» PROBLEM REQUIREMENTS: Restate the full listing word for word and leave the pictures out.

» DATASET SECTION:
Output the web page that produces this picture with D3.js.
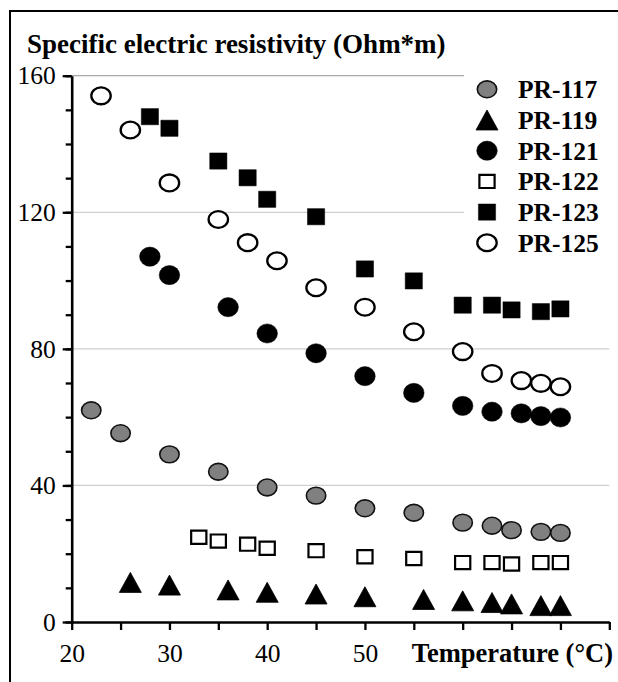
<!DOCTYPE html>
<html>
<head>
<meta charset="utf-8">
<script src="https://cdn.jsdelivr.net/npm/d3@7"></script>
<style>
  html, body { margin: 0; padding: 0; background: #fff; }
  svg { display: block; }
</style>
</head>
<body>
<svg id="chart"></svg>
<script>
// data
const seriesNames = ["PR-117", "PR-119", "PR-121", "PR-122", "PR-123", "PR-125"]

const temps117 = [22, 25, 30, 35, 40, 45, 50, 55, 60, 63, 65, 68, 70]
const pr117 = [62, 55.3, 49.1, 44, 39.4, 37, 33.3, 32, 29.1, 28.2, 26.9, 26.4, 26.1]

const temps119 = [26, 30, 36, 40, 45, 50, 56, 60, 63, 65, 68, 70]
const pr119 = [11.6, 10.8, 9.4, 8.7, 8.2, 7.4, 6.6, 6.2, 5.7, 5.3, 4.8, 4.8]

const temps121 = [28, 30, 36, 40, 45, 50, 55, 60, 63, 66, 68, 70]
const pr121 = [107, 101.6, 92.2, 84.5, 78.7, 72, 67.1, 63.3, 61.6, 61.1, 60.3, 59.9]

const temps122 = [33, 35, 38, 40, 45, 50, 55, 60, 63, 65, 68, 70]
const pr122 = [24.8, 23.7, 22.8, 21.6, 20.9, 19.1, 18.6, 17.4, 17.4, 17, 17.4, 17.4]

const temps123 = [28, 30, 35, 38, 40, 45, 50, 55, 60, 63, 65, 68, 70]
const pr123 = [148, 144.6, 135, 130.1, 123.8, 118.7, 103.4, 99.9, 92.8, 92.8, 91.4, 90.9, 91.7]

const temps125 = [23, 26, 30, 35, 38, 41, 45, 50, 55, 60, 63, 66, 68, 70]
const pr125 = [154.1, 144.1, 128.6, 117.9, 111.1, 105.8, 97.9, 92.2, 85, 79.2, 72.8, 70.7, 69.9, 68.9]

const xTicks = [20, 25, 30, 35, 40, 45, 50, 55, 60, 65, 70, 75]
const xTickLabels = [20, 30, 40, 50]
const yTicks = [0, 40, 80, 120, 160]
const yMinorTicks = [0, 10, 20, 30, 40, 50, 60, 70, 80, 90, 100, 110, 120, 130, 140, 150, 160]
const gridValues = [40, 80, 120, 160]

// svg container
const w = 618
const h = 682
const svg = d3.select('#chart')
  .attr('width', w)
  .attr('height', h)
  .style('font-family', '"Liberation Serif", "Times New Roman", serif')

svg.append('rect')
  .attr('width', w).attr('height', h)
  .attr('fill', '#fff')

// outer frame (cut off on the right and bottom like the scan)
svg.append('rect')
  .attr('x', 10).attr('y', 11)
  .attr('width', 700).attr('height', 700)
  .attr('fill', 'none')
  .attr('stroke', '#000')
  .attr('stroke-width', 2)

// scaling
const xScale = d3.scaleLinear().domain([20, 75]).range([71.7, 609.3])
const yScale = d3.scaleLinear().domain([0, 160]).range([622, 75.7])

// grid
svg.append('g')
  .selectAll('line')
  .data(gridValues)
  .join('line')
  .attr('x1', xScale(20))
  .attr('x2', xScale(75))
  .attr('y1', d => yScale(d))
  .attr('y2', d => yScale(d))
  .attr('stroke', d => d === 160 ? '#a8a8a8' : '#cfcfcf')
  .attr('stroke-width', 1.3)

// legend backing hides the grid behind it
svg.append('rect')
  .attr('x', 464).attr('y', 68)
  .attr('width', 160).attr('height', 190)
  .attr('fill', '#fff')

// axes
const yMinor = svg.append('g')
  .attr('transform', `translate(${xScale(20)},0)`)
  .call(d3.axisLeft(yScale).tickValues(yMinorTicks).tickSize(6).tickSizeOuter(0).tickFormat(''))
yMinor.select('.domain').remove()
yMinor.selectAll('line').attr('stroke-width', 2.3)

const yAxis = svg.append('g')
  .attr('transform', `translate(${xScale(20)},0)`)
  .call(d3.axisLeft(yScale).tickValues(yTicks).tickSize(9).tickSizeOuter(0).tickPadding(7))
yAxis.select('.domain').attr('stroke-width', 2.6)
yAxis.selectAll('line').attr('stroke-width', 2.3)
yAxis.selectAll('text')
  .style('font-size', '25.5px')
  .style('font-family', '"Liberation Serif", serif')
  .attr('fill', '#000')

const xAxis = svg.append('g')
  .attr('transform', `translate(0,${yScale(0)})`)
  .call(d3.axisBottom(xScale).tickValues(xTicks).tickSize(8).tickSizeOuter(0)
    .tickFormat(d => xTickLabels.includes(d) ? d : ''))
xAxis.select('.domain').attr('stroke-width', 2.6)
xAxis.selectAll('line').attr('stroke-width', 2.3)
xAxis.selectAll('text')
  .attr('y', 22)
  .style('font-size', '25.5px')
  .style('font-family', '"Liberation Serif", serif')
  .attr('fill', '#000')

// marker shapes, drawn around 0,0
const ellipse = (rx, ry) =>
  `M${-rx},0A${rx},${ry} 0 1,0 ${rx},0A${rx},${ry} 0 1,0 ${-rx},0Z`
const rectPath = (hw, hh) => `M${-hw},${-hh}H${hw}V${hh}H${-hw}Z`
const triPath = (hw, hh) => `M0,${-hh}L${hw},${hh}L${-hw},${hh}Z`

const styles = [
  { d: ellipse(9.7, 8.4), fill: '#808080', stroke: '#111', sw: 1.6 },
  { d: triPath(11, 10), fill: '#000', stroke: '#000', sw: 0.8 },
  { d: ellipse(10.3, 9.6), fill: '#000', stroke: '#000', sw: 0.5 },
  { d: rectPath(7.6, 6.6), fill: '#fff', stroke: '#000', sw: 2.2 },
  { d: rectPath(8.6, 8.1), fill: '#000', stroke: '#000', sw: 0.5 },
  { d: ellipse(9.7, 8.4), fill: '#fff', stroke: '#000', sw: 2.3 }
]

const series = [
  [temps117, pr117], [temps119, pr119], [temps121, pr121],
  [temps122, pr122], [temps123, pr123], [temps125, pr125]
]

// draw data
series.forEach(([ts, vs], i) => {
  const st = styles[i]
  svg.append('g')
    .selectAll('path')
    .data(ts.map((t, j) => ({ t, v: vs[j] })))
    .join('path')
    .attr('d', st.d)
    .attr('transform', d => `translate(${xScale(d.t)},${yScale(d.v)})`)
    .attr('fill', st.fill)
    .attr('stroke', st.stroke)
    .attr('stroke-width', st.sw)
})

// legend
const legend = svg.append('g')
const rows = legend.selectAll('g')
  .data(seriesNames)
  .join('g')
  .attr('transform', (d, i) => `translate(487,${89.3 + i * 30.7})`)
rows.append('path')
  .attr('d', (d, i) => styles[i].d)
  .attr('fill', (d, i) => styles[i].fill)
  .attr('stroke', (d, i) => styles[i].stroke)
  .attr('stroke-width', (d, i) => styles[i].sw)
rows.append('text')
  .attr('x', 31)
  .attr('dy', '0.35em')
  .style('font-size', '25.5px')
  .style('font-weight', 'bold')
  .text(d => d)

// titles
svg.append('text')
  .attr('x', 27).attr('y', 53)
  .style('font-size', '27px')
  .style('font-weight', 'bold')
  .text('Specific electric resistivity (Ohm*m)')

svg.append('text')
  .attr('x', 613).attr('y', 662)
  .attr('text-anchor', 'end')
  .style('font-size', '26.5px')
  .style('font-weight', 'bold')
  .text('Temperature (°C)')
</script>
</body>
</html>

» COMPLETE OUTPUT:
Output the web page that produces this picture with D3.js.
<!DOCTYPE html>
<html>
<head>
<meta charset="utf-8">
<script src="https://cdn.jsdelivr.net/npm/d3@7"></script>
<style>
  html, body { margin: 0; padding: 0; background: #fff; }
  svg { display: block; }
</style>
</head>
<body>
<svg id="chart"></svg>
<script>
// data
const seriesNames = ["PR-117", "PR-119", "PR-121", "PR-122", "PR-123", "PR-125"]

const temps117 = [22, 25, 30, 35, 40, 45, 50, 55, 60, 63, 65, 68, 70]
const pr117 = [62, 55.3, 49.1, 44, 39.4, 37, 33.3, 32, 29.1, 28.2, 26.9, 26.4, 26.1]

const temps119 = [26, 30, 36, 40, 45, 50, 56, 60, 63, 65, 68, 70]
const pr119 = [11.6, 10.8, 9.4, 8.7, 8.2, 7.4, 6.6, 6.2, 5.7, 5.3, 4.8, 4.8]

const temps121 = [28, 30, 36, 40, 45, 50, 55, 60, 63, 66, 68, 70]
const pr121 = [107, 101.6, 92.2, 84.5, 78.7, 72, 67.1, 63.3, 61.6, 61.1, 60.3, 59.9]

const temps122 = [33, 35, 38, 40, 45, 50, 55, 60, 63, 65, 68, 70]
const pr122 = [24.8, 23.7, 22.8, 21.6, 20.9, 19.1, 18.6, 17.4, 17.4, 17, 17.4, 17.4]

const temps123 = [28, 30, 35, 38, 40, 45, 50, 55, 60, 63, 65, 68, 70]
const pr123 = [148, 144.6, 135, 130.1, 123.8, 118.7, 103.4, 99.9, 92.8, 92.8, 91.4, 90.9, 91.7]

const temps125 = [23, 26, 30, 35, 38, 41, 45, 50, 55, 60, 63, 66, 68, 70]
const pr125 = [154.1, 144.1, 128.6, 117.9, 111.1, 105.8, 97.9, 92.2, 85, 79.2, 72.8, 70.7, 69.9, 68.9]

const xTicks = [20, 25, 30, 35, 40, 45, 50, 55, 60, 65, 70, 75]
const xTickLabels = [20, 30, 40, 50]
const yTicks = [0, 40, 80, 120, 160]
const yMinorTicks = [0, 10, 20, 30, 40, 50, 60, 70, 80, 90, 100, 110, 120, 130, 140, 150, 160]
const gridValues = [40, 80, 120, 160]

// svg container
const w = 618
const h = 682
const svg = d3.select('#chart')
  .attr('width', w)
  .attr('height', h)
  .style('font-family', '"Liberation Serif", "Times New Roman", serif')

svg.append('rect')
  .attr('width', w).attr('height', h)
  .attr('fill', '#fff')

// outer frame (cut off on the right and bottom like the scan)
svg.append('rect')
  .attr('x', 10).attr('y', 11)
  .attr('width', 700).attr('height', 700)
  .attr('fill', 'none')
  .attr('stroke', '#000')
  .attr('stroke-width', 2)

// scaling
const xScale = d3.scaleLinear().domain([20, 75]).range([71.7, 609.3])
const yScale = d3.scaleLinear().domain([0, 160]).range([622, 75.7])

// grid
svg.append('g')
  .selectAll('line')
  .data(gridValues)
  .join('line')
  .attr('x1', xScale(20))
  .attr('x2', xScale(75))
  .attr('y1', d => yScale(d))
  .attr('y2', d => yScale(d))
  .attr('stroke', d => d === 160 ? '#a8a8a8' : '#cfcfcf')
  .attr('stroke-width', 1.3)

// legend backing hides the grid behind it
svg.append('rect')
  .attr('x', 464).attr('y', 68)
  .attr('width', 160).attr('height', 190)
  .attr('fill', '#fff')

// axes
const yMinor = svg.append('g')
  .attr('transform', `translate(${xScale(20)},0)`)
  .call(d3.axisLeft(yScale).tickValues(yMinorTicks).tickSize(6).tickSizeOuter(0).tickFormat(''))
yMinor.select('.domain').remove()
yMinor.selectAll('line').attr('stroke-width', 2.3)

const yAxis = svg.append('g')
  .attr('transform', `translate(${xScale(20)},0)`)
  .call(d3.axisLeft(yScale).tickValues(yTicks).tickSize(9).tickSizeOuter(0).tickPadding(7))
yAxis.select('.domain').attr('stroke-width', 2.6)
yAxis.selectAll('line').attr('stroke-width', 2.3)
yAxis.selectAll('text')
  .style('font-size', '25.5px')
  .style('font-family', '"Liberation Serif", serif')
  .attr('fill', '#000')

const xAxis = svg.append('g')
  .attr('transform', `translate(0,${yScale(0)})`)
  .call(d3.axisBottom(xScale).tickValues(xTicks).tickSize(8).tickSizeOuter(0)
    .tickFormat(d => xTickLabels.includes(d) ? d : ''))
xAxis.select('.domain').attr('stroke-width', 2.6)
xAxis.selectAll('line').attr('stroke-width', 2.3)
xAxis.selectAll('text')
  .attr('y', 22)
  .style('font-size', '25.5px')
  .style('font-family', '"Liberation Serif", serif')
  .attr('fill', '#000')

// marker shapes, drawn around 0,0
const ellipse = (rx, ry) =>
  `M${-rx},0A${rx},${ry} 0 1,0 ${rx},0A${rx},${ry} 0 1,0 ${-rx},0Z`
const rectPath = (hw, hh) => `M${-hw},${-hh}H${hw}V${hh}H${-hw}Z`
const triPath = (hw, hh) => `M0,${-hh}L${hw},${hh}L${-hw},${hh}Z`

const styles = [
  { d: ellipse(9.7, 8.4), fill: '#808080', stroke: '#111', sw: 1.6 },
  { d: triPath(11, 10), fill: '#000', stroke: '#000', sw: 0.8 },
  { d: ellipse(10.3, 9.6), fill: '#000', stroke: '#000', sw: 0.5 },
  { d: rectPath(7.6, 6.6), fill: '#fff', stroke: '#000', sw: 2.2 },
  { d: rectPath(8.6, 8.1), fill: '#000', stroke: '#000', sw: 0.5 },
  { d: ellipse(9.7, 8.4), fill: '#fff', stroke: '#000', sw: 2.3 }
]

const series = [
  [temps117, pr117], [temps119, pr119], [temps121, pr121],
  [temps122, pr122], [temps123, pr123], [temps125, pr125]
]

// draw data
series.forEach(([ts, vs], i) => {
  const st = styles[i]
  svg.append('g')
    .selectAll('path')
    .data(ts.map((t, j) => ({ t, v: vs[j] })))
    .join('path')
    .attr('d', st.d)
    .attr('transform', d => `translate(${xScale(d.t)},${yScale(d.v)})`)
    .attr('fill', st.fill)
    .attr('stroke', st.stroke)
    .attr('stroke-width', st.sw)
})

// legend
const legend = svg.append('g')
const rows = legend.selectAll('g')
  .data(seriesNames)
  .join('g')
  .attr('transform', (d, i) => `translate(487,${89.3 + i * 30.7})`)
rows.append('path')
  .attr('d', (d, i) => styles[i].d)
  .attr('fill', (d, i) => styles[i].fill)
  .attr('stroke', (d, i) => styles[i].stroke)
  .attr('stroke-width', (d, i) => styles[i].sw)
rows.append('text')
  .attr('x', 31)
  .attr('dy', '0.35em')
  .style('font-size', '25.5px')
  .style('font-weight', 'bold')
  .text(d => d)

// titles
svg.append('text')
  .attr('x', 27).attr('y', 53)
  .style('font-size', '27px')
  .style('font-weight', 'bold')
  .text('Specific electric resistivity (Ohm*m)')

svg.append('text')
  .attr('x', 613).attr('y', 662)
  .attr('text-anchor', 'end')
  .style('font-size', '26.5px')
  .style('font-weight', 'bold')
  .text('Temperature (°C)')
</script>
</body>
</html>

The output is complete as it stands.